The Supreme Court of Canada has begun to repair the hundreds of years of friction between Indigenous people and European settlers. The court recently ruled that “persons who are not Canadian citizens and who do not reside in Canada can exercise an Aboriginal right.”

Many people are thinking long and hard about the implications. Imagine – rights protected by the Canadian Constitution being extended to people who have never lived in Canada.

Here’s the background:

Citizens of the Sinixt Nation were expelled from what is now British Columbia and then declared extinct by the Canadian government. But Sinixt citizen Richard Desautel, who lives in Washington State, returned to B.C. to hunt an elk. He reported his successful hunt to provincial conservation officers, was charged and won cases all through the court system.
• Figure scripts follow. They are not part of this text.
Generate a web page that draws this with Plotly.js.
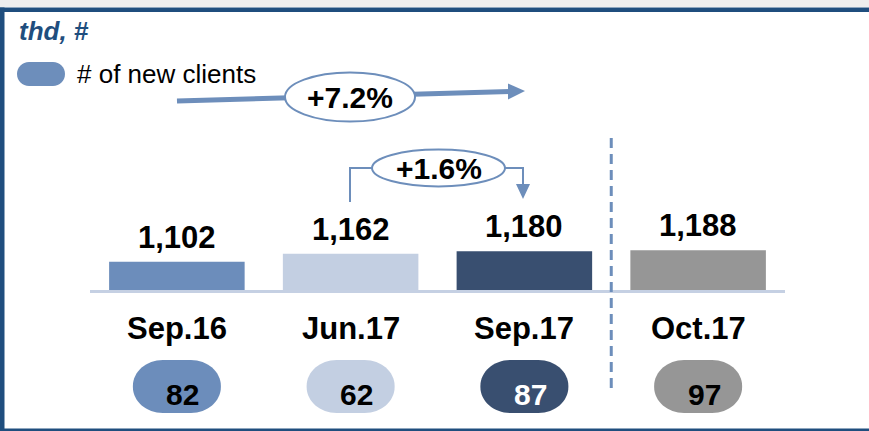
<!DOCTYPE html>
<html>
<head>
<meta charset="utf-8">
<script src="https://cdn.plot.ly/plotly-3.0.1.min.js"></script>
<style>html,body{margin:0;padding:0;background:#fff;}#chart{width:869px;height:431px;}</style>
</head>
<body>
<div id="chart"></div>
<script>
// ---- data ----
const categories = ['Sep.16', 'Jun.17', 'Sep.17', 'Oct.17'];
const clientsThd = [1102, 1162, 1180, 1188];
const newClients = [82, 62, 87, 97];
const changeLabels = ['+7.2%', '+1.6%'];
const unitLabel = 'thd, #';
const legendLabel = '# of new clients';

// ---- styles ----
const barColors = ['#6c8dbb', '#c3cfe2', '#394f70', '#969696'];
const pillTextColors = ['#000000', '#000000', '#ffffff', '#000000'];
const accent = '#6d8ebb';
const frameBlue = '#1f4e7e';
const FONT = 'Liberation Sans, Arial, sans-serif';

const W = 869, H = 431;
const M = {l: 90, r: 84, t: 40, b: 141};
const PW = W - M.l - M.r, PH = H - M.t - M.b;
const plotBottom = H - M.b;
const yMin = 890, unitsPerPx = 7.5;
const yMax = yMin + PH * unitsPerPx;

// pixel -> paper helpers (for decorations only)
const X = px => (px - M.l) / PW;
const Y = py => (plotBottom - py) / PH;
const catCenterPx = i => M.l + (i + 0.5) * PW / categories.length;

function roundedPath(x0, y0, x1, y1, rx, ry) {
  const k = 0.5523;
  const p = (x, y) => X(x) + ',' + Y(y);
  return 'M' + p(x0 + rx, y0) +
    ' L' + p(x1 - rx, y0) +
    ' C' + p(x1 - rx + k * rx, y0) + ' ' + p(x1, y0 + ry - k * ry) + ' ' + p(x1, y0 + ry) +
    ' L' + p(x1, y1 - ry) +
    ' C' + p(x1, y1 - ry + k * ry) + ' ' + p(x1 - rx + k * rx, y1) + ' ' + p(x1 - rx, y1) +
    ' L' + p(x0 + rx, y1) +
    ' C' + p(x0 + rx - k * rx, y1) + ' ' + p(x0, y1 - ry + k * ry) + ' ' + p(x0, y1 - ry) +
    ' L' + p(x0, y0 + ry) +
    ' C' + p(x0, y0 + ry - k * ry) + ' ' + p(x0 + rx - k * rx, y0) + ' ' + p(x0 + rx, y0) + ' Z';
}
function ellipse(cx, cy, rx, ry) {
  return {type: 'circle', xref: 'paper', yref: 'paper', x0: X(cx - rx), x1: X(cx + rx), y0: Y(cy + ry), y1: Y(cy - ry),
    line: {color: accent, width: 2}, fillcolor: '#ffffff', layer: 'above'};
}
function pathShape(d, fill, lineColor, lineWidth) {
  return {type: 'path', xref: 'paper', yref: 'paper', path: d, fillcolor: fill, line: {color: lineColor, width: lineWidth}, layer: 'above'};
}
function polyline(pts) {
  return 'M' + pts.map(q => X(q[0]) + ',' + Y(q[1])).join(' L');
}
function label(obj) {
  return Object.assign({showarrow: false, xanchor: 'center', yanchor: 'middle'}, obj);
}

const trace = {
  type: 'bar', x: categories, y: clientsThd,
  marker: {color: barColors, line: {width: 0}},
  hoverinfo: 'skip', showlegend: false
};

const shapes = [];
const annotations = [];

// frame
shapes.push({type: 'rect', xref: 'paper', yref: 'paper', x0: X(0), x1: X(W), y0: Y(0), y1: Y(7), fillcolor: '#eeeeee', line: {width: 0}, layer: 'below'});
shapes.push({type: 'rect', xref: 'paper', yref: 'paper', x0: X(0), x1: X(W), y0: Y(7.5), y1: Y(12), fillcolor: frameBlue, line: {width: 0}, layer: 'below'});
shapes.push({type: 'rect', xref: 'paper', yref: 'paper', x0: X(0), x1: X(4.5), y0: Y(7.5), y1: Y(H), fillcolor: frameBlue, line: {width: 0}, layer: 'below'});
shapes.push({type: 'rect', xref: 'paper', yref: 'paper', x0: X(0), x1: X(W), y0: Y(428.5), y1: Y(H), fillcolor: frameBlue, line: {width: 0}, layer: 'below'});

// divider
shapes.push({type: 'line', xref: 'x', yref: 'paper', x0: 2.5, x1: 2.5, y0: Y(388), y1: Y(137),
  line: {color: accent, width: 3, dash: '10px,6px'}, layer: 'above'});

// title + legend
annotations.push(label({xref: 'paper', yref: 'paper', x: X(17), y: Y(31), xanchor: 'left',
  text: '<b><i>' + unitLabel + '</i></b>', font: {family: FONT, size: 26, color: frameBlue}}));
shapes.push(pathShape(roundedPath(17, 62, 65, 86, 12, 12), accent, accent, 0));
annotations.push(label({xref: 'paper', yref: 'paper', x: X(75), y: Y(74), xanchor: 'left',
  text: legendLabel, font: {family: FONT, size: 26, color: '#000'}}));

// labels, pills
categories.forEach((c, i) => {
  annotations.push(label({x: c, y: clientsThd[i], xref: 'x', yref: 'y', yanchor: 'bottom', yshift: 5,
    text: '<b>' + clientsThd[i].toLocaleString('en-US') + '</b>', font: {family: FONT, size: 31, color: '#000'}}));
  annotations.push(label({x: c, xref: 'x', yref: 'paper', y: Y(328),
    text: '<b>' + c + '</b>', font: {family: FONT, size: 31, color: '#000'}}));
  const cx = catCenterPx(i);
  shapes.push(pathShape(roundedPath(cx - 44, 360, cx + 44, 413, 30, 26), barColors[i], barColors[i], 0));
  annotations.push(label({x: c, xref: 'x', yref: 'paper', y: Y(394), xshift: 6,
    text: '<b>' + newClients[i] + '</b>', font: {family: FONT, size: 30, color: pillTextColors[i]}}));
});

// +7.2% arrow (Sep.16 -> Oct.17 trend)
shapes.push(pathShape(polyline([[177, 101], [510, 91.5]]), 'rgba(0,0,0,0)', accent, 5));
shapes.push(pathShape(polyline([[508, 83.5], [525, 91], [508, 99.5]]) + ' Z', accent, accent, 0));
shapes.push(ellipse(350, 97, 65, 24.5));
annotations.push(label({xref: 'paper', yref: 'paper', x: X(350), y: Y(97),
  text: '<b>' + changeLabels[0] + '</b>', font: {family: FONT, size: 30, color: '#000'}}));

// +1.6% bracket (Jun.17 -> Sep.17)
shapes.push(pathShape(polyline([[350, 202], [350, 168], [372, 168]]), 'rgba(0,0,0,0)', accent, 2));
shapes.push(pathShape(polyline([[505, 168], [523, 168], [523, 186]]), 'rgba(0,0,0,0)', accent, 2));
shapes.push(pathShape(polyline([[516, 184], [523, 199], [530, 184]]) + ' Z', accent, accent, 0));
shapes.push(ellipse(438.5, 168, 66.5, 18.5));
annotations.push(label({xref: 'paper', yref: 'paper', x: X(438.5), y: Y(168),
  text: '<b>' + changeLabels[1] + '</b>', font: {family: FONT, size: 30, color: '#000'}}));

const layout = {
  width: W, height: H,
  margin: M,
  paper_bgcolor: '#ffffff', plot_bgcolor: 'rgba(0,0,0,0)',
  bargap: 0.22,
  xaxis: {type: 'category', showline: true, linecolor: '#c5d0e3', linewidth: 3, showticklabels: false, ticks: '', showgrid: false, zeroline: false, fixedrange: true},
  yaxis: {range: [yMin, yMax], visible: false, showgrid: false, zeroline: false, fixedrange: true},
  shapes: shapes, annotations: annotations,
  font: {family: FONT}
};

Plotly.newPlot('chart', [trace], layout, {displayModeBar: false, staticPlot: true});
</script>
</body>
</html>
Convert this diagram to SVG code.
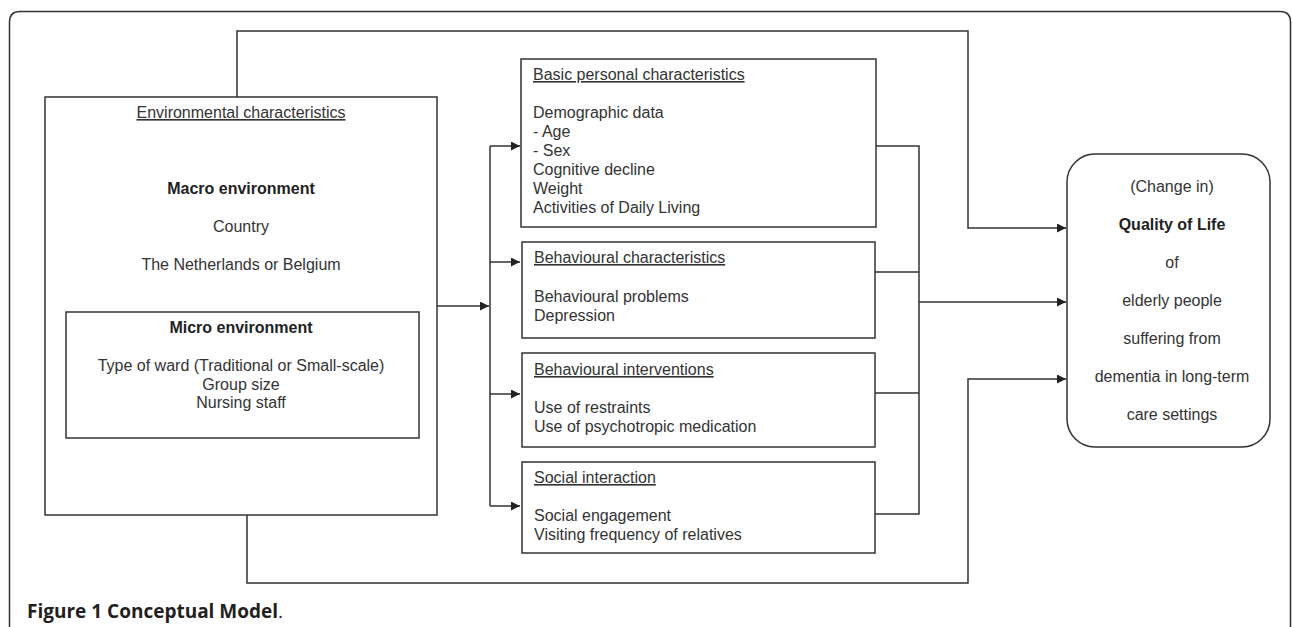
<svg xmlns="http://www.w3.org/2000/svg" width="1292" height="627" viewBox="0 0 1292 627">
<style>
.box{fill:#fff;stroke:#333;stroke-width:1.5}
.ln{fill:none;stroke:#333;stroke-width:1.5}
.t{font-family:"Liberation Sans",Arial,sans-serif;font-size:16px;fill:#333}
.c{text-anchor:middle}
.b{font-weight:bold;fill:#222}
.u{text-decoration:underline}
.cap{font-family:"Open Sans","Noto Sans",sans-serif;font-size:19px;fill:#231f20}
</style>
<defs>
<marker id="ah" viewBox="0 0 10 10" refX="10" refY="5" markerWidth="10" markerHeight="9" markerUnits="userSpaceOnUse" orient="auto">
<path d="M0,0 L10,5 L0,10 z" fill="#222"/>
</marker>
</defs>
<rect width="1292" height="627" fill="#fff"/>
<path class="ln" d="M9.5,627 V22 Q9.5,11.5 20,11.5 H1280 Q1290.5,11.5 1290.5,22 V627" stroke="#222"/>

<g id="connectors">
<path class="ln" d="M237,97 V31 H968 V228 H1066" marker-end="url(#ah)"/>
<path class="ln" d="M247,515 V583 H968 V379 H1066" marker-end="url(#ah)"/>
<path class="ln" d="M437,306 H489" marker-end="url(#ah)"/>
<path class="ln" d="M490,146 V506"/>
<path class="ln" d="M490,146 H520" marker-end="url(#ah)"/>
<path class="ln" d="M490,262 H520" marker-end="url(#ah)"/>
<path class="ln" d="M490,394 H520" marker-end="url(#ah)"/>
<path class="ln" d="M490,506 H520" marker-end="url(#ah)"/>
<path class="ln" d="M876,146 H919 V514 H875 M875,272 H919 M875,393 H919"/>
<path class="ln" d="M919,302 H1066" marker-end="url(#ah)"/>
</g>

<g id="environment">
<rect class="box" x="45" y="97" width="392" height="418"/>
<text class="t c u" x="241" y="118">Environmental characteristics</text>
<text class="t c b" x="241" y="194">Macro environment</text>
<text class="t c" x="241" y="232">Country</text>
<text class="t c" x="241" y="270">The Netherlands or Belgium</text>
</g>

<g id="micro">
<rect class="box" x="66" y="312" width="353" height="126"/>
<text class="t c b" x="241" y="333">Micro environment</text>
<text class="t c" x="241" y="371">Type of ward (Traditional or Small-scale)</text>
<text class="t c" x="241" y="389.5">Group size</text>
<text class="t c" x="241" y="408">Nursing staff</text>
</g>

<g id="basic">
<rect class="box" x="521" y="59" width="355" height="168"/>
<text class="t u" x="533" y="80">Basic personal characteristics</text>
<text class="t" x="533" y="118">Demographic data</text>
<text class="t" x="533" y="137">- Age</text>
<text class="t" x="533" y="156">- Sex</text>
<text class="t" x="533" y="175">Cognitive decline</text>
<text class="t" x="533" y="194">Weight</text>
<text class="t" x="533" y="213">Activities of Daily Living</text>
</g>

<g id="behavioural-characteristics">
<rect class="box" x="522" y="242" width="353" height="96"/>
<text class="t u" x="534" y="263">Behavioural characteristics</text>
<text class="t" x="534" y="302">Behavioural problems</text>
<text class="t" x="534" y="321">Depression</text>
</g>

<g id="behavioural-interventions">
<rect class="box" x="522" y="353" width="353" height="94"/>
<text class="t u" x="534" y="375">Behavioural interventions</text>
<text class="t" x="534" y="413">Use of restraints</text>
<text class="t" x="534" y="432">Use of psychotropic medication</text>
</g>

<g id="social">
<rect class="box" x="522" y="462" width="353" height="91"/>
<text class="t u" x="534" y="483">Social interaction</text>
<text class="t" x="534" y="521">Social engagement</text>
<text class="t" x="534" y="540">Visiting frequency of relatives</text>
</g>

<g id="quality-of-life">
<rect class="box" x="1067" y="154" width="203" height="293" rx="28" ry="28"/>
<text class="t c" x="1172" y="192">(Change in)</text>
<text class="t c b" x="1172" y="230">Quality of Life</text>
<text class="t c" x="1172" y="268">of</text>
<text class="t c" x="1172" y="306">elderly people</text>
<text class="t c" x="1172" y="344">suffering from</text>
<text class="t c" x="1172" y="382">dementia in long-term</text>
<text class="t c" x="1172" y="420">care settings</text>
</g>

<g id="caption">
<text class="cap" x="27" y="618"><tspan font-weight="bold">Figure 1 Conceptual Model</tspan>.</text>
</g>
</svg>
Then he won at the Supreme Court.

This case has huge implications for my fellow Peskotomuhkati (Passamaquoddy), whose territory straddles what is now the New Brunswick-Maine border.

The people thinking about this case include border guards, conservation officers, immigration officials, hunters and people who live near traditional Indigenous territory. But perhaps the implications aren’t as complex as they initially seem.

Most Canadians live within 150 km or so from the United States border. It’s no surprise that Indigenous people crossed this relatively new border for at least 14,000 years – long before Europeans arrived.

Many Canadians and Americans remember crossing the international border after answering a few questions or just waving at the border guard. Some Canadians remember being out for a Sunday drive on back roads and ending up in America without going through a border crossing. Hunters remember accidentally crossing into the U.S. and being politely turned back by U.S. officials.

Times have changed. Borders have hardened.

But if you have a constitutional right to hunt in a particular geographic spot, surely you have a right to be there. How else could you hunt?

Those rights to hunt and be in a geographic location will still be subject to administrative laws and rules. I also have a right to free expression, but I can’t demand to enter the premier’s office at any time to express myself. There will always be limits, even on inherent, historic and constitutionally guaranteed rights.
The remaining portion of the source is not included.